### Data section:
● ● ● ● ●

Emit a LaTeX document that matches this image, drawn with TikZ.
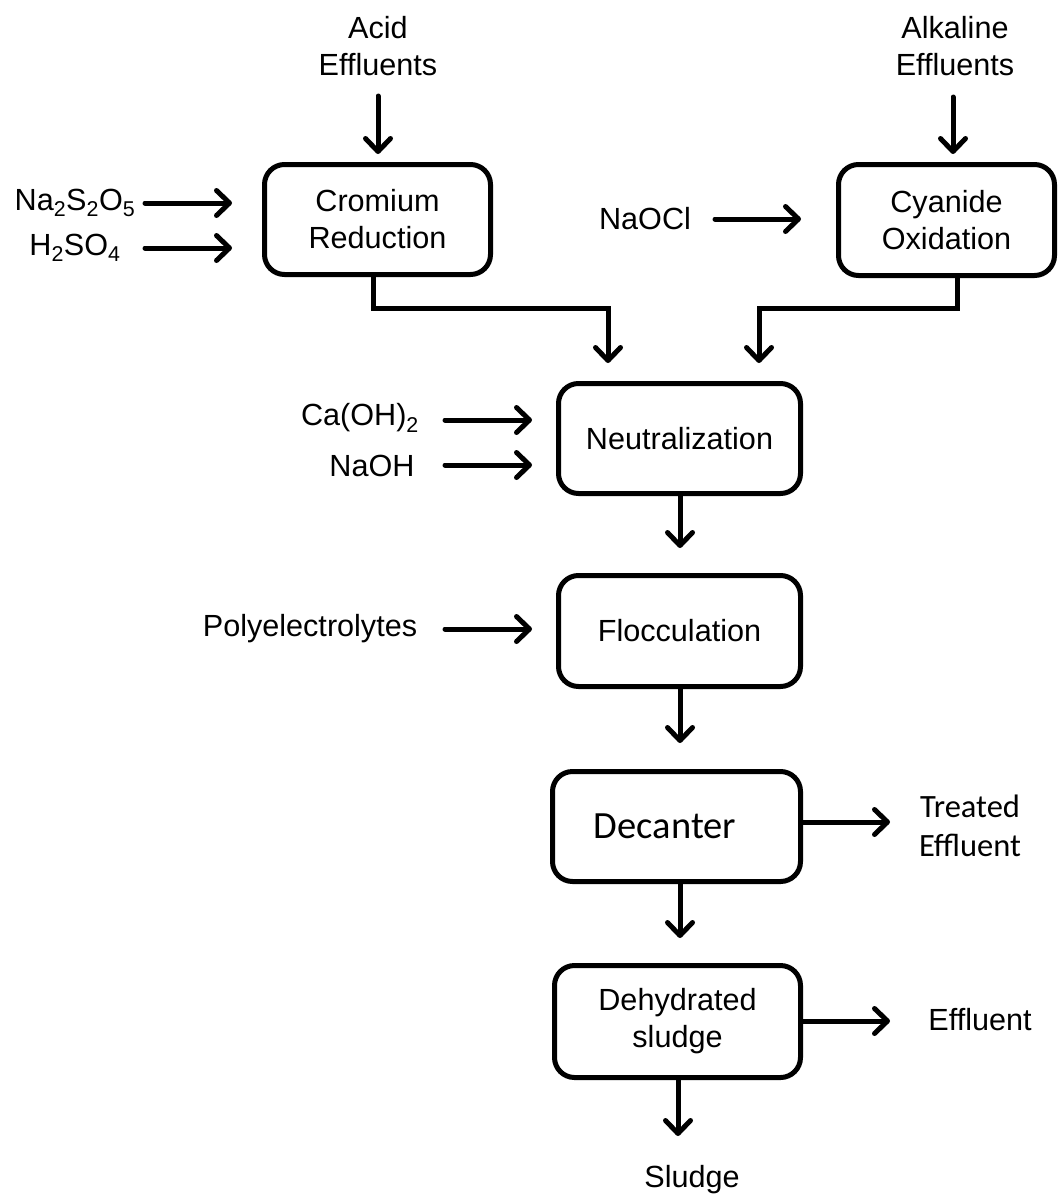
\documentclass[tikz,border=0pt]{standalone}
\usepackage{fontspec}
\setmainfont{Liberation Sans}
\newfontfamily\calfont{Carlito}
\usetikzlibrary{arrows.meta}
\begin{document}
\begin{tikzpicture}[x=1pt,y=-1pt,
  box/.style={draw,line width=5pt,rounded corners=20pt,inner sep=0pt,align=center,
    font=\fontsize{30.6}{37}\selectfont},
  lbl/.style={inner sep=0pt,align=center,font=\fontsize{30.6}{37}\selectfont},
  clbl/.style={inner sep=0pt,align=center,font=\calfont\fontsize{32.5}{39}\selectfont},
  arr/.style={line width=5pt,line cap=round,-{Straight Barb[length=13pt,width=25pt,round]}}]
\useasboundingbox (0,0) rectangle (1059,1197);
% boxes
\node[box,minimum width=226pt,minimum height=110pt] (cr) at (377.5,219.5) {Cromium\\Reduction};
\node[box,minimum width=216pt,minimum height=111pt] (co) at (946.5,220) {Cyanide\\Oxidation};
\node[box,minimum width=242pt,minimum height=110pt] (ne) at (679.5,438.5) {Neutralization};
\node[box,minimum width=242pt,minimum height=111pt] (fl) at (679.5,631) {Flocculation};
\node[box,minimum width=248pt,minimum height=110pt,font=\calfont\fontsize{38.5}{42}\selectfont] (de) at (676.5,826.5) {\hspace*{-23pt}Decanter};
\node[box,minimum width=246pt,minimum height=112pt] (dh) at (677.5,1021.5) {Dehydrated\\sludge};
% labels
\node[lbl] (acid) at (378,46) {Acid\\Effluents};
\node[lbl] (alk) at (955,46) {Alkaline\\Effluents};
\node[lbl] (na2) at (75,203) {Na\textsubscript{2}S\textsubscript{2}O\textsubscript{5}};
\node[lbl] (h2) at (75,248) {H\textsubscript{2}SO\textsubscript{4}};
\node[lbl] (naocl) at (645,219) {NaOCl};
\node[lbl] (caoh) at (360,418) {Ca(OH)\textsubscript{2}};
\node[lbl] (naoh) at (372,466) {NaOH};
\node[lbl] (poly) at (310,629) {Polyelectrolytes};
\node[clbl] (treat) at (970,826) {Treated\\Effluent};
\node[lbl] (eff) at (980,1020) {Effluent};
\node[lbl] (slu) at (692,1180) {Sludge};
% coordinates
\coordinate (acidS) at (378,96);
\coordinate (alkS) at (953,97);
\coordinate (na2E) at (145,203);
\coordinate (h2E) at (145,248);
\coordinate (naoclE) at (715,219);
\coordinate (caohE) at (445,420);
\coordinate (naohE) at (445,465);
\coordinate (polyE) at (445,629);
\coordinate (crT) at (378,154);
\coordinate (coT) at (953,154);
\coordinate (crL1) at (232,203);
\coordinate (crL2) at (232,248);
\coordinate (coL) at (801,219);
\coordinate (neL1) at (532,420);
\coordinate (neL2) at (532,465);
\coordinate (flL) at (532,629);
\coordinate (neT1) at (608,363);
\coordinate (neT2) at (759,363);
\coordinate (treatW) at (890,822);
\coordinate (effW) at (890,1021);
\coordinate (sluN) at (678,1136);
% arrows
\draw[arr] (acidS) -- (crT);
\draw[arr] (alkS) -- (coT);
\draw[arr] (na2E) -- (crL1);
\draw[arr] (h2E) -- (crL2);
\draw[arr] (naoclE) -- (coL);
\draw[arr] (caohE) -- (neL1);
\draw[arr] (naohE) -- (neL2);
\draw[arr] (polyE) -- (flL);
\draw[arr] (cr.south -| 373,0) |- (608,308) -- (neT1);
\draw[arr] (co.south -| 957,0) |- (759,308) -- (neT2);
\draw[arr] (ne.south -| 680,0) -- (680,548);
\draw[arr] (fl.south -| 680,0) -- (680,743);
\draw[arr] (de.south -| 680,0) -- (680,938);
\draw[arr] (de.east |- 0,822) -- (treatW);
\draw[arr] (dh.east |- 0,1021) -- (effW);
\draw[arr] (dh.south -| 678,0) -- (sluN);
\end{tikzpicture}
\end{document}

● ● ● ● ●

### Task details:
All of the material above needs to be restated exactly, with no pictures.

### Result:
Emit a LaTeX document that matches this image, drawn with TikZ.
\documentclass[tikz,border=0pt]{standalone}
\usepackage{fontspec}
\setmainfont{Liberation Sans}
\newfontfamily\calfont{Carlito}
\usetikzlibrary{arrows.meta}
\begin{document}
\begin{tikzpicture}[x=1pt,y=-1pt,
  box/.style={draw,line width=5pt,rounded corners=20pt,inner sep=0pt,align=center,
    font=\fontsize{30.6}{37}\selectfont},
  lbl/.style={inner sep=0pt,align=center,font=\fontsize{30.6}{37}\selectfont},
  clbl/.style={inner sep=0pt,align=center,font=\calfont\fontsize{32.5}{39}\selectfont},
  arr/.style={line width=5pt,line cap=round,-{Straight Barb[length=13pt,width=25pt,round]}}]
\useasboundingbox (0,0) rectangle (1059,1197);
% boxes
\node[box,minimum width=226pt,minimum height=110pt] (cr) at (377.5,219.5) {Cromium\\Reduction};
\node[box,minimum width=216pt,minimum height=111pt] (co) at (946.5,220) {Cyanide\\Oxidation};
\node[box,minimum width=242pt,minimum height=110pt] (ne) at (679.5,438.5) {Neutralization};
\node[box,minimum width=242pt,minimum height=111pt] (fl) at (679.5,631) {Flocculation};
\node[box,minimum width=248pt,minimum height=110pt,font=\calfont\fontsize{38.5}{42}\selectfont] (de) at (676.5,826.5) {\hspace*{-23pt}Decanter};
\node[box,minimum width=246pt,minimum height=112pt] (dh) at (677.5,1021.5) {Dehydrated\\sludge};
% labels
\node[lbl] (acid) at (378,46) {Acid\\Effluents};
\node[lbl] (alk) at (955,46) {Alkaline\\Effluents};
\node[lbl] (na2) at (75,203) {Na\textsubscript{2}S\textsubscript{2}O\textsubscript{5}};
\node[lbl] (h2) at (75,248) {H\textsubscript{2}SO\textsubscript{4}};
\node[lbl] (naocl) at (645,219) {NaOCl};
\node[lbl] (caoh) at (360,418) {Ca(OH)\textsubscript{2}};
\node[lbl] (naoh) at (372,466) {NaOH};
\node[lbl] (poly) at (310,629) {Polyelectrolytes};
\node[clbl] (treat) at (970,826) {Treated\\Effluent};
\node[lbl] (eff) at (980,1020) {Effluent};
\node[lbl] (slu) at (692,1180) {Sludge};
% coordinates
\coordinate (acidS) at (378,96);
\coordinate (alkS) at (953,97);
\coordinate (na2E) at (145,203);
\coordinate (h2E) at (145,248);
\coordinate (naoclE) at (715,219);
\coordinate (caohE) at (445,420);
\coordinate (naohE) at (445,465);
\coordinate (polyE) at (445,629);
\coordinate (crT) at (378,154);
\coordinate (coT) at (953,154);
\coordinate (crL1) at (232,203);
\coordinate (crL2) at (232,248);
\coordinate (coL) at (801,219);
\coordinate (neL1) at (532,420);
\coordinate (neL2) at (532,465);
\coordinate (flL) at (532,629);
\coordinate (neT1) at (608,363);
\coordinate (neT2) at (759,363);
\coordinate (treatW) at (890,822);
\coordinate (effW) at (890,1021);
\coordinate (sluN) at (678,1136);
% arrows
\draw[arr] (acidS) -- (crT);
\draw[arr] (alkS) -- (coT);
\draw[arr] (na2E) -- (crL1);
\draw[arr] (h2E) -- (crL2);
\draw[arr] (naoclE) -- (coL);
\draw[arr] (caohE) -- (neL1);
\draw[arr] (naohE) -- (neL2);
\draw[arr] (polyE) -- (flL);
\draw[arr] (cr.south -| 373,0) |- (608,308) -- (neT1);
\draw[arr] (co.south -| 957,0) |- (759,308) -- (neT2);
\draw[arr] (ne.south -| 680,0) -- (680,548);
\draw[arr] (fl.south -| 680,0) -- (680,743);
\draw[arr] (de.south -| 680,0) -- (680,938);
\draw[arr] (de.east |- 0,822) -- (treatW);
\draw[arr] (dh.east |- 0,1021) -- (effW);
\draw[arr] (dh.south -| 678,0) -- (sluN);
\end{tikzpicture}
\end{document}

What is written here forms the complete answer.